• [Task objective]
Without including any pictures, write out the listing below exactly.

• [Available data]
════════

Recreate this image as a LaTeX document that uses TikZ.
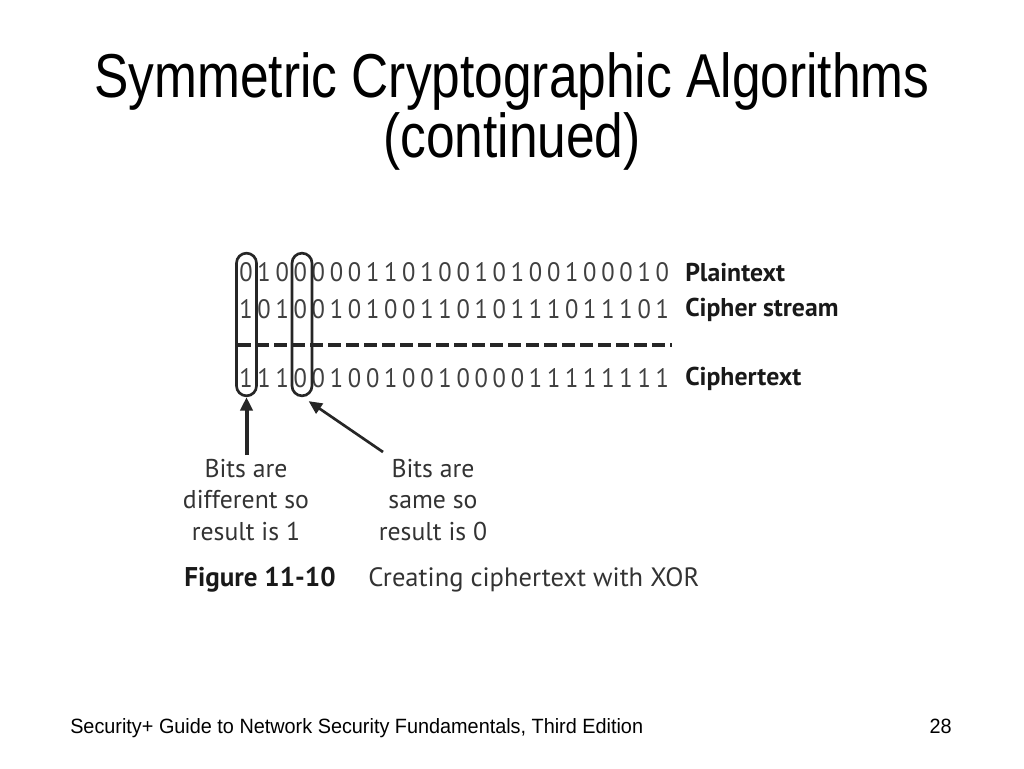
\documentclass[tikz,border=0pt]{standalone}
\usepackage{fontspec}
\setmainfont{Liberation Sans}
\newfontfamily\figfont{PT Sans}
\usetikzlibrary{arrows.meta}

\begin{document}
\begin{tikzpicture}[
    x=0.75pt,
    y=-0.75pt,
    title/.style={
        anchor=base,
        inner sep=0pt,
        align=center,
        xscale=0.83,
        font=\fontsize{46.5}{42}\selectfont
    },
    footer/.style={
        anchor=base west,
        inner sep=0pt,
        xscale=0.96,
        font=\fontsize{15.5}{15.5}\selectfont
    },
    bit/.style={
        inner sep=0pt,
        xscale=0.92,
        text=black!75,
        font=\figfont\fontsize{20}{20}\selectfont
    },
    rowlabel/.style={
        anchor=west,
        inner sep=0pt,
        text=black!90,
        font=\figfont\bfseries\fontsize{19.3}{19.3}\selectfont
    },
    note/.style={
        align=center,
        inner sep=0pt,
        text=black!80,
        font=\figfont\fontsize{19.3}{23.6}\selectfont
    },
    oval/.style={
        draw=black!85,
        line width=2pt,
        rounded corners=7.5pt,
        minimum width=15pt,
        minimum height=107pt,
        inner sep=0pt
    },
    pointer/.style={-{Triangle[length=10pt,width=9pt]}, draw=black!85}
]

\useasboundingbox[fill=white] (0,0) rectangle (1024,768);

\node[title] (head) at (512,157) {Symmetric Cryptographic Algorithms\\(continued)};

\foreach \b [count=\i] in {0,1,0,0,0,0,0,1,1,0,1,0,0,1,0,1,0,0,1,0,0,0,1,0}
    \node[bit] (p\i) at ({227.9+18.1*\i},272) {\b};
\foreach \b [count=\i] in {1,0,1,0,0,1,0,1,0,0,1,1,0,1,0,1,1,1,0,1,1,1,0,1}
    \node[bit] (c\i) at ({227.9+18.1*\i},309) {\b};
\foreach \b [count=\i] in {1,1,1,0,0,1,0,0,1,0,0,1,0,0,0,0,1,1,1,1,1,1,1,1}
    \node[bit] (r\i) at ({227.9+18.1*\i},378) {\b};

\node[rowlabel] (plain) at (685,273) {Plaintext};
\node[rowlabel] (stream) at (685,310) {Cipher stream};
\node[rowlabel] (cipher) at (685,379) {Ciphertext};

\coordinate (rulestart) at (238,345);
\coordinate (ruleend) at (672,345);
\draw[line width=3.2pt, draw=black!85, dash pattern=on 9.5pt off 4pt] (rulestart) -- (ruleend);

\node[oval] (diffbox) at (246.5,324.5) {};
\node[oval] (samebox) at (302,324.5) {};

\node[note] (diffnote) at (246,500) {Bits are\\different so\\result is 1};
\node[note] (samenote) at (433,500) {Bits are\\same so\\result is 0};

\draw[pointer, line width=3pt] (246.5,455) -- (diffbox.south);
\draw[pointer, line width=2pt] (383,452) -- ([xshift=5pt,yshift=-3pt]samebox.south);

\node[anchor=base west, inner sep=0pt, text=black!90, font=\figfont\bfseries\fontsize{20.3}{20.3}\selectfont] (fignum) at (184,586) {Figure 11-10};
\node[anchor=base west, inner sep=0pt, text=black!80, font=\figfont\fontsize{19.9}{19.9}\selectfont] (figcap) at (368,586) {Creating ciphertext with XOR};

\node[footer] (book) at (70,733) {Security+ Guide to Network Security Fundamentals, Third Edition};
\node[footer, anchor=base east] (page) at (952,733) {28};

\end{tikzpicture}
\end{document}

════════

• [Response for this exercise]
Recreate this image as a LaTeX document that uses TikZ.
\documentclass[tikz,border=0pt]{standalone}
\usepackage{fontspec}
\setmainfont{Liberation Sans}
\newfontfamily\figfont{PT Sans}
\usetikzlibrary{arrows.meta}

\begin{document}
\begin{tikzpicture}[
    x=0.75pt,
    y=-0.75pt,
    title/.style={
        anchor=base,
        inner sep=0pt,
        align=center,
        xscale=0.83,
        font=\fontsize{46.5}{42}\selectfont
    },
    footer/.style={
        anchor=base west,
        inner sep=0pt,
        xscale=0.96,
        font=\fontsize{15.5}{15.5}\selectfont
    },
    bit/.style={
        inner sep=0pt,
        xscale=0.92,
        text=black!75,
        font=\figfont\fontsize{20}{20}\selectfont
    },
    rowlabel/.style={
        anchor=west,
        inner sep=0pt,
        text=black!90,
        font=\figfont\bfseries\fontsize{19.3}{19.3}\selectfont
    },
    note/.style={
        align=center,
        inner sep=0pt,
        text=black!80,
        font=\figfont\fontsize{19.3}{23.6}\selectfont
    },
    oval/.style={
        draw=black!85,
        line width=2pt,
        rounded corners=7.5pt,
        minimum width=15pt,
        minimum height=107pt,
        inner sep=0pt
    },
    pointer/.style={-{Triangle[length=10pt,width=9pt]}, draw=black!85}
]

\useasboundingbox[fill=white] (0,0) rectangle (1024,768);

\node[title] (head) at (512,157) {Symmetric Cryptographic Algorithms\\(continued)};

\foreach \b [count=\i] in {0,1,0,0,0,0,0,1,1,0,1,0,0,1,0,1,0,0,1,0,0,0,1,0}
    \node[bit] (p\i) at ({227.9+18.1*\i},272) {\b};
\foreach \b [count=\i] in {1,0,1,0,0,1,0,1,0,0,1,1,0,1,0,1,1,1,0,1,1,1,0,1}
    \node[bit] (c\i) at ({227.9+18.1*\i},309) {\b};
\foreach \b [count=\i] in {1,1,1,0,0,1,0,0,1,0,0,1,0,0,0,0,1,1,1,1,1,1,1,1}
    \node[bit] (r\i) at ({227.9+18.1*\i},378) {\b};

\node[rowlabel] (plain) at (685,273) {Plaintext};
\node[rowlabel] (stream) at (685,310) {Cipher stream};
\node[rowlabel] (cipher) at (685,379) {Ciphertext};

\coordinate (rulestart) at (238,345);
\coordinate (ruleend) at (672,345);
\draw[line width=3.2pt, draw=black!85, dash pattern=on 9.5pt off 4pt] (rulestart) -- (ruleend);

\node[oval] (diffbox) at (246.5,324.5) {};
\node[oval] (samebox) at (302,324.5) {};

\node[note] (diffnote) at (246,500) {Bits are\\different so\\result is 1};
\node[note] (samenote) at (433,500) {Bits are\\same so\\result is 0};

\draw[pointer, line width=3pt] (246.5,455) -- (diffbox.south);
\draw[pointer, line width=2pt] (383,452) -- ([xshift=5pt,yshift=-3pt]samebox.south);

\node[anchor=base west, inner sep=0pt, text=black!90, font=\figfont\bfseries\fontsize{20.3}{20.3}\selectfont] (fignum) at (184,586) {Figure 11-10};
\node[anchor=base west, inner sep=0pt, text=black!80, font=\figfont\fontsize{19.9}{19.9}\selectfont] (figcap) at (368,586) {Creating ciphertext with XOR};

\node[footer] (book) at (70,733) {Security+ Guide to Network Security Fundamentals, Third Edition};
\node[footer, anchor=base east] (page) at (952,733) {28};

\end{tikzpicture}
\end{document}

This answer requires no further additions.